Pour ma thèse, j'avais exclu de m'appuyer sur les faits lingustiques à proprement parler, en privilégiant l'analyse des faits sociaux. Mais aujourd'hui, des universitaires comme Ronan Calvez à Brest considèrent que l’étude des structures lexicales, syntaxiques, morphologiques ou phonologiques de la langue est intimement liée à celle de l’organisation sociale. Partant du concept d'insécurité linguistique, R. Calvez cherche à comprendre comment et pourquoi la langue est pratiquée et modifiée par les groupes constitutifs d’un ensemble social et linguistique donné. Il travaille actuellement sur des manuscrits bretons du XVIIIe siècle qui témoignent de l’existence inattendue de ce qu'il appelle un breton mondain. L'analyse sociolinguistique de cette production lui permet de réviser les idées reçues et de contester les stéréotypes qui circulent sur l’histoire de la langue bretonne selon lesquels ce sont les paysans seuls qui parlaient breton, la noblesse, elle, étant supposée ne parler, et surtout n'écrire que le français.
C'est un exemple de recherche en cours. D'autres pourraient être menées, par exemple, pour confronter le changement de statut symbolique de la langue intervenu depuis quelques années aux pratiques réelles des locuteurs. Le champ des questions à explorer reste considérable, pourvu que des chercheurs puissent et décident de s'y consacrer.
Je voudrais signaler enfin pour terminer que l'on pourrait, me semble-t-il, établir un état parallèle ou simultané des pratiques de différentes langues de France aux mêmes moments. Pour le présent, nous pourrions le faire à partir des données du dernier recensement ou à partir de sondages.
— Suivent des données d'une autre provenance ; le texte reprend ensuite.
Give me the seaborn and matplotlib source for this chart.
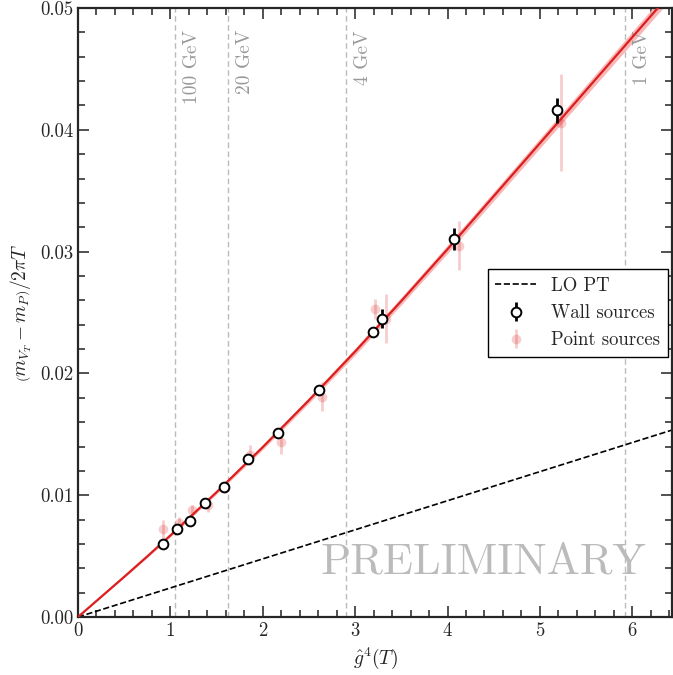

J'envisage pour ma part, 15 ans après le premier sondage dont je vous ai parlé et 8 ans après le second intervenu en 1997, d'en effectuer un nouveau en 2005 sur la langue bretonne. Pour le passé, je donne juste un exemple pour le tout début du XXe siècle : les Archives nationales conservent en effet des documents concernant non seulement l'usage "abusif" du breton en 1902, mais aussi ceux du flamand, du provençal et du basque.